I was amazed that in the first two weeks of my experiment, students were handing me work early, and were handing me much more than the required amount. With their tangible writing came the surprised words, such as “I can’t wait to get home and keep writing this thing” or “I know what I’m going to have happen next” or “This is awesome.” My students came to love the creation of their own ideas and plots and characters and words. Now, for the first time in a long time, they were writing about what they truly wanted to write about, rather than what somebody else told them they had to write about.

As the papers gathered (and made a nightmare for me in terms of proofreading and grading, by the way) and the positive comments rolled in, I found myself asking in that secret space of my own mind, “Who ever told Hemingway what he had to produce?”

In short, then, this collection of essays is the result of one those experiments. For one particular Friday, I told the students a two page essay about love would be due. They had listened to a PowerPoint presentation that I created about love, in which I also shared some of my own embarrassing and funny meetings with the strange thing, and then I told them they had to write their own. They could choose to write a personal story of an experience they had with the thing, or their own ideas about the nature of the beast or the rose.

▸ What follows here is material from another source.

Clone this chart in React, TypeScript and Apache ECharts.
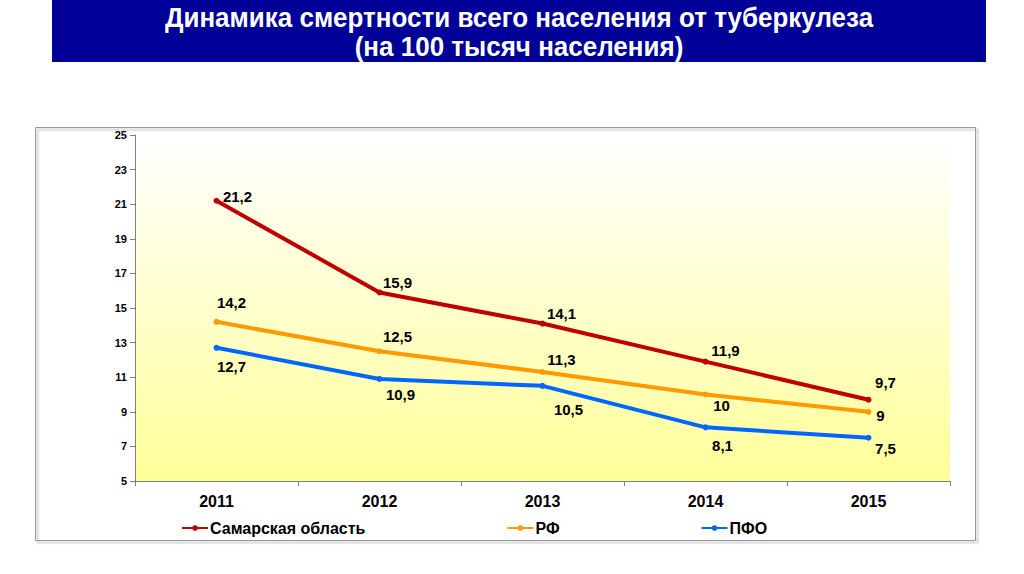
import React, { useEffect, useRef } from "react";
import * as echarts from "echarts";

const years = ["2011", "2012", "2013", "2014", "2015"];
const samara = [21.2, 15.9, 14.1, 11.9, 9.7];
const rf = [14.2, 12.5, 11.3, 10, 9];
const pfo = [12.7, 10.9, 10.5, 8.1, 7.5];
const seriesNames = ["Самарская область", "РФ", "ПФО"];
const titleLines = ["Динамика смертности всего населения от туберкулеза", "(на 100 тысяч населения)"];

const samaraOffsets = [[21, -4], [18, -10], [19, -10], [20, -11], [17, -17]];
const rfOffsets = [[15, -19], [18, -15], [19, -13], [16, 11], [12, 4]];
const pfoOffsets = [[15, 19], [21, 16], [26, 24], [17, 18], [17, 11]];

const fmt = (v: number) => String(v).replace(".", ",");

function build(values: number[], offsets: number[][]) {
  return values.map((v, i) => ({
    value: v,
    label: {
      show: true,
      position: "inside",
      offset: offsets[i],
      formatter: () => fmt(v),
    },
  }));
}

export default function App() {
  const ref = useRef<HTMLDivElement>(null);
  useEffect(() => {
    if (!ref.current) return;
    const chart = echarts.init(ref.current, null, { renderer: "svg" });
    const font = "Liberation Sans, Arial, sans-serif";
    const labelStyle = {
      fontFamily: font,
      fontWeight: "bold",
      fontSize: 15,
      color: "#000",
    };
    const mk = (name: string, data: any[], color: string) => ({
      name,
      type: "line",
      data,
      symbol: "circle",
      symbolSize: 6,
      lineStyle: { color, width: 4 },
      itemStyle: { color },
      label: { ...labelStyle },
      emphasis: { disabled: true },
    });
    chart.setOption({
      animation: false,
      backgroundColor: "#fff",
      graphic: [
        {
          type: "rect",
          shape: { x: 52, y: 0, width: 934, height: 62 },
          style: { fill: "#000099" },
          z: 0,
        },
        {
          type: "text",
          x: 519,
          y: 18,
          scaleY: 1.08,
          style: {
            text: titleLines[0],
            fill: "#fff",
            font: "bold 26px 'Liberation Sans', Arial, sans-serif",
            textAlign: "center",
            textVerticalAlign: "middle",
          },
        },
        {
          type: "text",
          x: 519,
          y: 47,
          scaleY: 1.08,
          style: {
            text: titleLines[1],
            fill: "#fff",
            font: "bold 26px 'Liberation Sans', Arial, sans-serif",
            textAlign: "center",
            textVerticalAlign: "middle",
          },
        },
        {
          type: "rect",
          shape: { x: 35.5, y: 127.5, width: 940, height: 413 },
          style: { fill: "none", stroke: "#9a9a9a", lineWidth: 1, shadowColor: "rgba(0,0,0,0.35)", shadowOffsetX: 2, shadowOffsetY: 2, shadowBlur: 2 },
          z: -1,
        },
      ],
      grid: {
        left: 135,
        right: 74,
        top: 135,
        bottom: 93,
        show: true,
        borderWidth: 0,
        backgroundColor: {
          type: "linear",
          x: 0, y: 0, x2: 0, y2: 1,
          colorStops: [
            { offset: 0, color: "#ffffff" },
            { offset: 1, color: "#ffff99" },
          ],
        },
      },
      legend: {
        left: 176,
        top: 515,
        itemGap: 141,
        itemWidth: 26,
        itemHeight: 7,
        textStyle: { ...labelStyle, fontSize: 16, padding: [0, 0, 0, -3] },
        data: seriesNames,
      },
      xAxis: {
        type: "category",
        data: years,
        boundaryGap: true,
        axisLine: { lineStyle: { color: "#808080" } },
        axisTick: { show: true, length: 5, lineStyle: { color: "#808080" } },
        axisLabel: { ...labelStyle, fontSize: 16, margin: 12 },
        splitLine: { show: false },
      },
      yAxis: {
        type: "value",
        min: 5,
        max: 25,
        interval: 2,
        axisLine: { show: true, lineStyle: { color: "#808080" } },
        axisTick: { show: true, length: 5, lineStyle: { color: "#808080" } },
        axisLabel: { ...labelStyle, fontSize: 11, margin: 8 },
        splitLine: { show: false },
      },
      series: [
        mk(seriesNames[0], build(samara, samaraOffsets), "#C00000"),
        mk(seriesNames[1], build(rf, rfOffsets), "#FF9900"),
        mk(seriesNames[2], build(pfo, pfoOffsets), "#0066FF"),
      ],
    });
    return () => chart.dispose();
  }, []);
  return <div ref={ref} style={{ width: 1024, height: 574, position: "absolute", left: 0, top: 0 }} />;
}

You now hold in your hands their work. When I first collected their essays, I laughed, I sighed and I took pause to think about my own life. And more importantly, I truly—perhaps for the first time—saw theirs. I learned that teenagers have much to teach the rest of us in many avenues of our own lives, and they have much to say. I did not agree with all of it, but I read and relished every word, appreciating more and more the voices I had never really listened to speak in their own tones and with their own volume controls. Now, they were not spitting back what I had told them to say and how I had told them to say it. Instead (forgive the cliché), they were writing from the heart. And it was, for all of us, a breath of fresh air. It was a “coming home.”